233 dossiers d’instruction en attente de jugement depuis des années
Parmi les dysfonctionnements majeurs du tribunal judiciaire de Nantes : 233 dossiers d’instruction complexe (agressions sexuelles, violences, vols multiples) en attente de jugement depuis des années alors que l’enquête est terminée. Un chiffre en hausse, “puisqu’il était de 120 en mars 2020”, précise le tract. Certaines affaires risquent même d'être prescrites.
Et ce ne sont pas que des chiffres. “Dans ces dossiers, il y a une femme qui a dénoncé un fait de viol en 2015 et qui attend encore que son cas soit jugé”, raconte Aurélie Rolland.
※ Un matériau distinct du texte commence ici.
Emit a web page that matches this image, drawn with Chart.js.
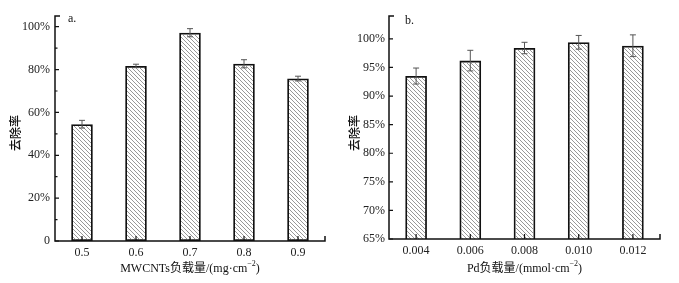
<!DOCTYPE html>
<html>
<head>
<meta charset="utf-8">
<script src="https://cdn.jsdelivr.net/npm/chart.js@4"></script>
<style>
  body { margin: 0; background: #fff; }
  .panel { position: absolute; top: 0; height: 283px; }
</style>
</head>
<body>
<div class="panel" style="left:0;width:340px"><canvas id="chartA"></canvas></div>
<div class="panel" style="left:340px;width:339px"><canvas id="chartB"></canvas></div>
<script>
// panel a: MWCNTs loading
const loadingsA = ['0.5', '0.6', '0.7', '0.8', '0.9'];
const removalA = [54.5, 81.7, 97.2, 82.7, 75.8];
const errorA = [1.8, 0.8, 1.9, 1.9, 1.1];

// panel b: Pd loading
const loadingsB = ['0.004', '0.006', '0.008', '0.010', '0.012'];
const removalB = [93.5, 96.2, 98.4, 99.4, 98.8];
const errorB = [1.4, 1.8, 1.0, 1.2, 1.9];

const serif = "'Liberation Serif', 'Times New Roman', serif";

// diagonal hatch fill
function makeHatch() {
  const c = document.createElement('canvas');
  c.width = 4; c.height = 4;
  const g = c.getContext('2d');
  g.strokeStyle = '#8c8c8c';
  g.lineWidth = 0.9;
  g.beginPath();
  g.moveTo(-1, -1); g.lineTo(5, 5);
  g.moveTo(-1, 3); g.lineTo(1, 5);
  g.moveTo(3, -1); g.lineTo(5, 1);
  g.stroke();
  return g.createPattern(c, 'repeat');
}
const hatch = makeHatch();

// axis lines, inward ticks, titles, error bars
const decorPlugin = {
  id: 'decor',
  afterDatasetsDraw(chart, args, opts) {
    const ctx = chart.ctx;
    const {left, right, top, bottom} = chart.chartArea;
    const xs = chart.scales.x, ys = chart.scales.y;
    ctx.save();

    // error bars
    ctx.strokeStyle = '#555';
    ctx.lineWidth = 1;
    opts.values.forEach((v, i) => {
      const x = xs.getPixelForValue(i);
      const y1 = ys.getPixelForValue(v + opts.errors[i]);
      const y2 = ys.getPixelForValue(v - opts.errors[i]);
      ctx.beginPath();
      ctx.moveTo(x, y1); ctx.lineTo(x, y2);
      ctx.moveTo(x - 3, y1); ctx.lineTo(x + 3, y1);
      ctx.moveTo(x - 3, y2); ctx.lineTo(x + 3, y2);
      ctx.stroke();
    });

    // axes
    ctx.strokeStyle = '#111';
    ctx.lineWidth = 1.5;
    ctx.beginPath();
    ctx.moveTo(left + 5, top); ctx.lineTo(left, top);
    ctx.lineTo(left, bottom); ctx.lineTo(right, bottom);
    ctx.lineTo(right, bottom - 5);
    ctx.stroke();

    ctx.lineWidth = 1.2;
    ctx.beginPath();
    ys.ticks.forEach(t => {
      const y = ys.getPixelForValue(t.value);
      ctx.moveTo(left, y); ctx.lineTo(left + 4, y);
    });
    (opts.minor || []).forEach(m => {
      const y = ys.getPixelForValue(m);
      ctx.moveTo(left, y); ctx.lineTo(left + 2.5, y);
    });
    xs.ticks.forEach((t, i) => {
      const x = xs.getPixelForValue(i);
      ctx.moveTo(x, bottom); ctx.lineTo(x, bottom - 5);
    });
    ctx.stroke();

    // panel letter
    ctx.fillStyle = '#111';
    ctx.font = '12px ' + serif;
    ctx.textAlign = 'left';
    ctx.textBaseline = 'middle';
    ctx.fillText(opts.letter, left + opts.letterDx, opts.letterY);

    // x title with superscript
    const cx = (left + right) / 2, ty = 269;
    const main = opts.xTitle, sup = '\u22122', tail = ')';
    ctx.font = "12px " + serif + ", 'Noto Sans CJK SC'";
    const w1 = ctx.measureText(main).width, w3 = ctx.measureText(tail).width;
    ctx.font = '8px ' + serif;
    const w2 = ctx.measureText(sup).width;
    let x0 = cx - (w1 + w2 + w3) / 2;
    ctx.font = "12px " + serif + ", 'Noto Sans CJK SC'";
    ctx.fillText(main, x0, ty);
    ctx.font = '8px ' + serif;
    ctx.fillText(sup, x0 + w1, ty - 5);
    ctx.font = "12px " + serif;
    ctx.fillText(tail, x0 + w1 + w2, ty);

    // y title
    ctx.save();
    ctx.translate(opts.yTitleX, 133);
    ctx.rotate(-Math.PI / 2);
    ctx.textAlign = 'center';
    ctx.font = "500 12px 'Noto Sans CJK SC'";
    ctx.fillText('去除率', 0, 0);
    ctx.restore();

    ctx.restore();
  }
};

function buildChart(id, labels, values, errors, cfg) {
  return new Chart(document.getElementById(id), {
    type: 'bar',
    data: {
      labels: labels,
      datasets: [{
        data: values,
        backgroundColor: hatch,
        borderColor: '#111',
        borderWidth: 1.8,
        borderSkipped: false,
        categoryPercentage: 1,
        barPercentage: 0.4,
      }],
    },
    options: {
      responsive: true,
      maintainAspectRatio: false,
      animation: false,
      layout: { padding: { left: 0, right: cfg.padRight, top: 16, bottom: 0 } },
      plugins: {
        legend: { display: false },
        tooltip: { enabled: false },
        decor: {
          values: values, errors: errors, minor: cfg.minor,
          letter: cfg.letter, letterDx: cfg.letterDx, letterY: cfg.letterY,
          xTitle: cfg.xTitle, yTitleX: cfg.yTitleX,
        },
      },
      scales: {
        x: {
          grid: { display: false, drawTicks: false },
          border: { display: false },
          ticks: { color: '#222', font: { family: serif, size: 12 }, padding: 5 },
          afterFit: s => { s.height = cfg.xHeight; },
        },
        y: {
          min: cfg.min, max: cfg.max,
          grid: { display: false, drawTicks: false },
          border: { display: false },
          ticks: {
            stepSize: cfg.step, includeBounds: false,
            color: '#222', font: { family: serif, size: 12 }, padding: cfg.tickPad,
            callback: v => (v === 0 ? '0' : v + '%'),
          },
          afterFit: s => { s.width = cfg.yWidth; },
        },
      },
    },
    plugins: [decorPlugin],
  });
}

buildChart('chartA', loadingsA, removalA, errorA, {
  min: 0, max: 105, step: 20, minor: [10, 30, 50, 70, 90],
  padRight: 15, yWidth: 55, xHeight: 42, tickPad: 5,
  letter: 'a.', letterDx: 13, letterY: 19, yTitleX: 15,
  xTitle: 'MWCNTs负载量/(mg·cm',
});

buildChart('chartB', loadingsB, removalB, errorB, {
  min: 65, max: 104, step: 5, minor: [],
  padRight: 19, yWidth: 49, xHeight: 44, tickPad: 4,
  letter: 'b.', letterDx: 16, letterY: 21, yTitleX: 14,
  xTitle: 'Pd负载量/(mmol·cm',
});
</script>
</body>
</html>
Nous sommes en 2021. Emmanuel Macron a fait de l'égalité femmes-hommes et de la lutte contre les violences sexistes et sexuelles une "grande cause du quinquennat".
Des enfants aussi, pâtissent de ces manquements : "certains faits de violences habituelles à des mineurs par leurs parents sont en attente de jugement depuis 2012."
15 mois d’attente avant de voir un juge aux affaires familiales
Autre exemple parlant, nous confie la bâtonnière de Nantes, Christine Julienne :“vous vous séparez de votre conjoint. L’un des parents part avec les enfants. Vous allez mettre 1 an et demi pour obtenir une audience. C’est ça la justice à Nantes. Pas celle d’exception mise en place pour le procès Troadec".
Elle se rappelle un autre cas, une personne devenue aveugle à la suite d’une agression : “ça fait trois ans qu’elle attend la désignation d’un expert pour chiffrer son préjudice alors que la cour d’assise a déjà condamné l’auteur et qu’elle a perdu la vue”.
Les justiciables qui ne peuvent financer le recours à un avocat doivent attendre, quant à eux, plus d’un an pour obtenir une décision du Bureau d’aide juridictionnelle, faute de personnel.
Les manifestants réclament une évaluation des postes à compléter, au plus vite. Ils espèrent être entendus par le prochain président du tribunal judiciaire de Nantes, alors que l’actuel, Rémi Le Hors, “doit quitter ses fonctions début juillet”.